I took my application no further. I saw no point in it.

scarletpeaches
02-15-2012, 12:05 AM
Your opinion of Kinsella's work doesn't change the fact that the interview I linked to was biased against her because she writes commercial women's fiction. With all due respect, you incurable tosspot. Ha!Why I oughtta...

*shakes fist*

Solunar
02-15-2012, 12:13 AM
"I mean, it's disgu-dirty."

Said by my mother when we were discussing why I wrote M/m erotica. Pretty sure she was going to say disgusting.

DrZoidberg
02-15-2012, 12:18 AM
The male protagonist is a stereotype macho alpha-male with wide shoulders, square jaw and steady gaze.

Buffysquirrel
02-15-2012, 12:45 AM
So you don't want to be a serious writer, then?

*strangles certain family members*

lizbeth dylan
02-15-2012, 01:47 AM
"Smut slut". That's been my favorite when I told someone I was writing a romance.

And make sure they whisper it. People around here always whisper when they talk about reading romances. Like it's a dirty little secret.

Canotila
02-15-2012, 03:29 AM
I've heard people say that romance readers and writers aren't satisfied in their personal relationships.

Buffysquirrel
02-15-2012, 09:21 PM
Which is somehow worse than wishing you were a spy or a master criminal or....

Lil
02-16-2012, 01:55 AM
You're writing a romance novel? Gee, that should take half an hour or so.

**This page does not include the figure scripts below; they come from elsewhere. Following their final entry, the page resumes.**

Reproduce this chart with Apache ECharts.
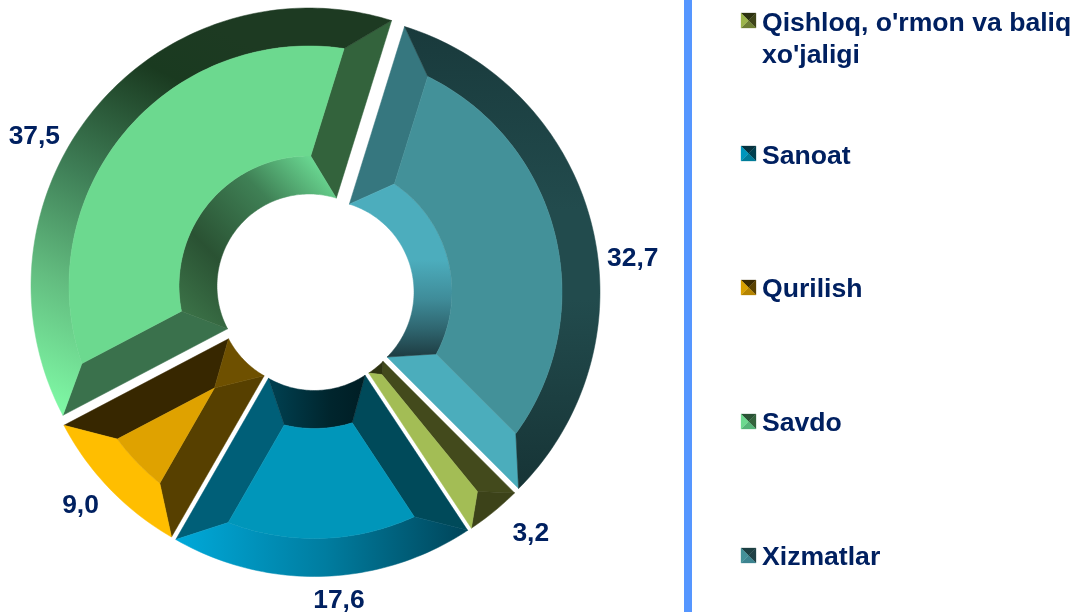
<!DOCTYPE html>
<html><head><meta charset="utf-8">
<style>html,body{margin:0;padding:0;background:#fff}#c{width:1078px;height:612px}</style>
<script src="https://cdn.jsdelivr.net/npm/echarts@6/dist/echarts.min.js"></script>
</head><body><div id="c"></div>
<script>
const categories = ["Qishloq, o'rmon va baliq xo'jaligi", "Sanoat", "Qurilish", "Savdo", "Xizmatlar"];
const values = [3.2, 17.6, 9.0, 37.5, 32.7];
const wrapped = {"Qishloq, o'rmon va baliq xo'jaligi": "Qishloq, o'rmon va baliq\nxo'jaligi"};

// ---- presentation only ----
const NAVY = '#002060', FONT = 'bold 26.4px "Liberation Sans", Arial, sans-serif';
const R = 278, FACE_OUT = 240, FACE_IN = 130, HOLE = 92, BEVEL = 37;
const sliceShift = [[4, 1.3], [0.3, 3.5], [-4, 1], [-5, -9], [8, -3]];
const labelAnchor = [[321, 0.7], [305, 11.2], [313, 25.9], [322.5, 45.8], [321, 85.6]];
const legendTop = [8, 141, 274, 408, 542];
const markerTop = [13, 146, 280, 414, 548];
const grad = (x, y, x2, y2, stops) => ({type: 'linear', x, y, x2, y2, global: true,
  colorStops: stops.map(s => ({offset: s[0], color: s[1]}))});
const facets = [
  {face: '#a3bd55', outer: '#3c4219', inner: '#2e3311', start: '#434a1c', end: '#a3bd55'},
  {face: '#0096ba', start: '#004a5a', end: '#005f78',
   outer: grad(180, 0, 470, 0, [[0, '#00a8d8'], [.5, '#007da0'], [1, '#004458']]),
   inner: grad(275, 0, 360, 0, [[0, '#003e4e'], [.65, '#00252d'], [1, '#001f26']])},
  {face: '#dfa200', outer: '#ffbe00', inner: '#6e5000', start: '#574000', end: '#372700'},
  {face: '#6cd98f', start: '#3a714c', end: '#33633c',
   outer: grad(50, 420, 240, 40, [[0, '#82ffa9'], [.3, '#63bd80'], [.55, '#3f7f57'], [.85, '#1a3a20'], [1, '#1d3a22']]),
   inner: grad(195, 320, 335, 185, [[0, '#3a7046'], [.3, '#2a5233'], [.7, '#3f8055'], [1, '#68d48f']])},
  {face: '#439199', start: '#36777f', end: '#4badbc',
   outer: grad(0, 30, 0, 480, [[0, '#193a3c'], [.4, '#224b4d'], [.6, '#224b4d'], [1, '#173537']]),
   inner: grad(0, 260, 0, 358, [[0, '#4cadbd'], [.4, '#3f8c99'], [.7, '#2f6670'], [1, '#1d3a40']])}
];
const markerColors = [
  ['#2c3110', '#3e4419', '#6d7f33', '#9cb54a'],
  ['#07323e', '#00404f', '#007c99', '#0096bc'],
  ['#3a2a00', '#5a4200', '#b58400', '#d8a000'],
  ['#2a5235', '#33633c', '#55b578', '#6cd98f'],
  ['#1d3f42', '#1f4045', '#3c8490', '#439199']
];

// cumulative shares drive the angle axis
const starts = values.map((v, i) => values.slice(0, i).reduce((a, b) => a + b, 0));

function sliceRenderer(i) {
  return function (params, api) {
    const a0 = api.value(1), a1 = api.value(2), mid = (a0 + a1) / 2;
    const sx = sliceShift[i][0], sy = sliceShift[i][1];
    const p = (r, a) => { const c = api.coord([r, a]); return [c[0] + sx, c[1] + sy]; };
    const dl = (w, r) => Math.asin(Math.min(1, w / r)) / (2 * Math.PI) * 100;
    const arc = (r, from, to) => {
      const n = Math.max(2, Math.ceil(Math.abs(to - from) * 3)), pts = [];
      for (let k = 0; k <= n; k++) pts.push(p(r, from + (to - from) * k / n));
      return pts;
    };
    const f = facets[i];
    const poly = (pts, fill) => ({type: 'polygon', shape: {points: pts},
      style: {fill, stroke: fill, lineWidth: 0.5}});
    const kids = [];
    if (i === 0) {
      // narrow wedge: one-sided bevel meeting the bisector
      const fo = p(252, mid), fi = p(HOLE + 9, mid);
      kids.push(poly([p(R, a0), fo, fi, p(HOLE, a0)], f.start));
      kids.push(poly([...arc(R, a0, a1), fo], f.outer));
      kids.push(poly([...arc(HOLE, a0, a1), fi], f.inner));
      kids.push(poly([fi, fo, p(R, a1), p(HOLE, a1)], f.face));
    } else {
      const half = (a1 - a0) / 100 * Math.PI;
      const r0 = BEVEL / Math.sin(half);
      const d2 = dl(BEVEL, FACE_OUT);
      const fs2 = p(FACE_OUT, a0 + d2), fe2 = p(FACE_OUT, a1 - d2);
      let inPts;
      if (r0 < FACE_IN) { const d1 = dl(BEVEL, FACE_IN); inPts = arc(FACE_IN, a0 + d1, a1 - d1); }
      else inPts = [p(r0, mid)];
      const fs1 = inPts[0], fe1 = inPts[inPts.length - 1];
      kids.push(poly([p(R, a0), fs2, fs1, p(HOLE, a0)], f.start));
      kids.push(poly([p(R, a1), fe2, fe1, p(HOLE, a1)], f.end));
      kids.push(poly([...arc(R, a0, a1), ...arc(FACE_OUT, a1 - d2, a0 + d2)], f.outer));
      kids.push(poly([...inPts, ...arc(HOLE, a1, a0)], f.inner));
      kids.push(poly([...arc(FACE_OUT, a0 + d2, a1 - d2), ...inPts.slice().reverse()], f.face));
    }
    const lp = api.coord(labelAnchor[i]);
    kids.push({type: 'text', style: {text: api.value(0).toFixed(1).replace('.', ','),
      x: lp[0], y: lp[1] + 2, font: FONT, fill: NAVY, align: 'center', verticalAlign: 'middle'}});
    return {type: 'group', children: kids};
  };
}

const markerEls = [];
markerColors.forEach((c, i) => {
  const x = 741, y = markerTop[i], s = 15, cx = x + s / 2, cy = y + s / 2;
  const tri = (pts, fill) => markerEls.push({type: 'polygon', shape: {points: pts},
    style: {fill, stroke: fill, lineWidth: 0.3}, silent: true});
  tri([[x, y], [x + s, y], [cx, cy]], c[0]);
  tri([[x + s, y], [x + s, y + s], [cx, cy]], c[1]);
  tri([[x, y + s], [x + s, y + s], [cx, cy]], c[2]);
  tri([[x, y], [x, y + s], [cx, cy]], c[3]);
});

const chart = echarts.init(document.getElementById('c'), null, {renderer: 'canvas'});
chart.setOption({
  animation: false,
  backgroundColor: '#fff',
  polar: {center: [314, 295], radius: R},
  angleAxis: {type: 'value', min: 0, max: 100, startAngle: 315, clockwise: true, show: false},
  radiusAxis: {type: 'value', min: 0, max: R, show: false},
  legend: categories.map((name, i) => ({
    show: true, orient: 'vertical', left: 742, top: legendTop[i], padding: 0,
    itemWidth: 15, itemHeight: 15, selectedMode: false, data: [name],
    itemStyle: {opacity: 0},
    formatter: n => wrapped[n] || n,
    textStyle: {fontFamily: '"Liberation Sans", Arial, sans-serif', fontWeight: 'bold',
      fontSize: 26.6, color: NAVY, lineHeight: 32}
  })),
  graphic: {elements: [
    {type: 'rect', shape: {x: 684, y: 0, width: 8, height: 612}, style: {fill: '#5596ff'}, silent: true},
    ...markerEls
  ]},
  series: categories.map((name, i) => ({
    type: 'custom', name, coordinateSystem: 'polar', clip: false,
    itemStyle: {color: facets[i].face},
    encode: {radius: 0, angle: [1, 2]},
    data: [[values[i], starts[i], starts[i] + values[i]]],
    renderItem: sliceRenderer(i)
  }))
});
</script></body></html>
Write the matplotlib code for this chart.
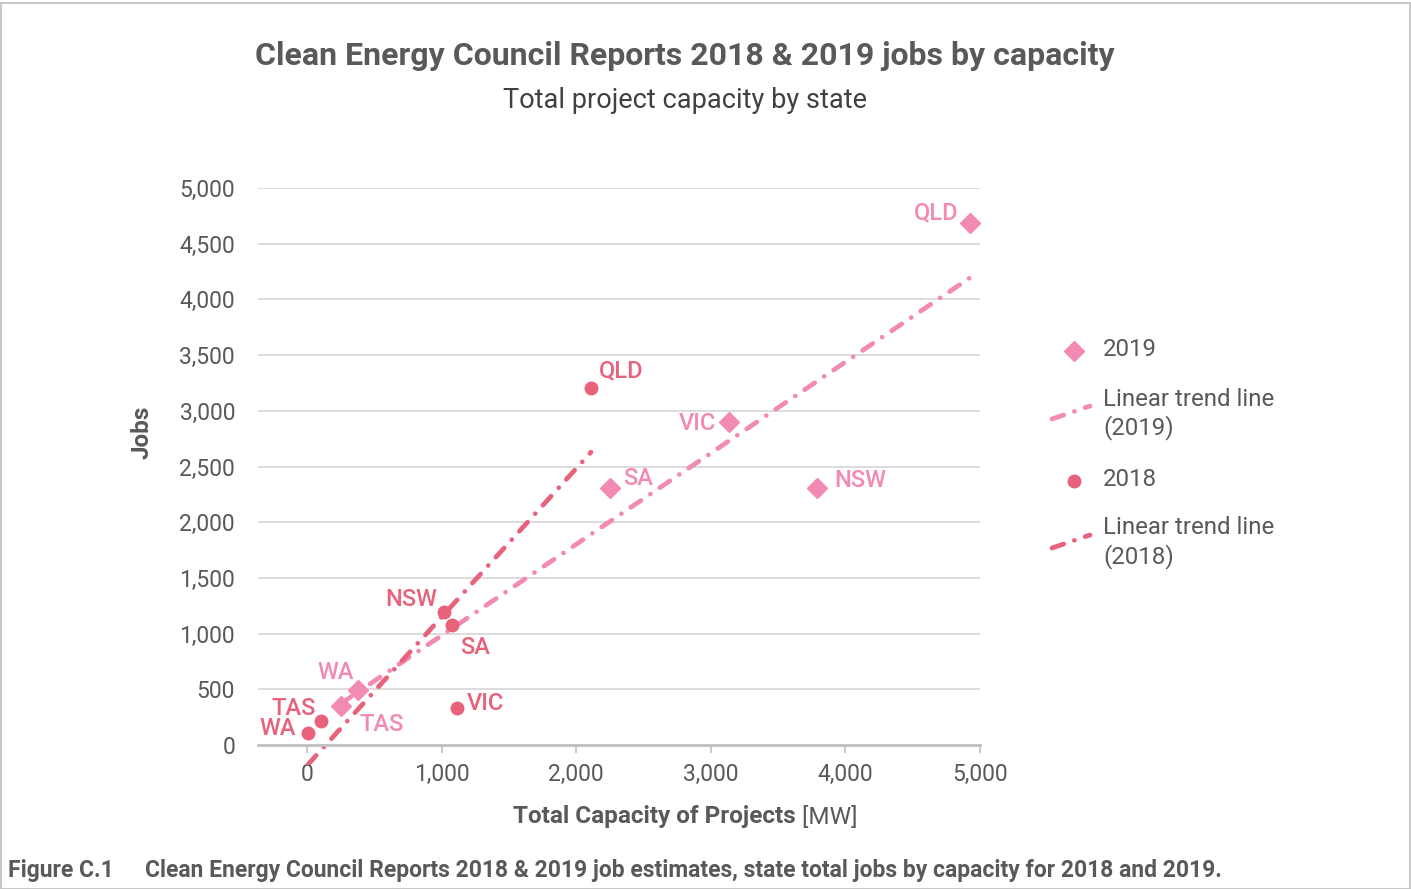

Why don't you write a real book?

(I get no respect.)

Alison_Kale
02-16-2012, 03:19 AM
I also like "porn for women."

And lots of entirely unrealistic, one-dimensional, derivative characters.

I always hated when my professors said the best books created visceral responses in their readers and I was like OH HEY. I cry and laugh more during romances/fantasy than in literary fiction. Hmm??

I don't mind if people hate genre. I just wish they tried READING more than one or two old skool romances of 70s sci-fi before counting us all out.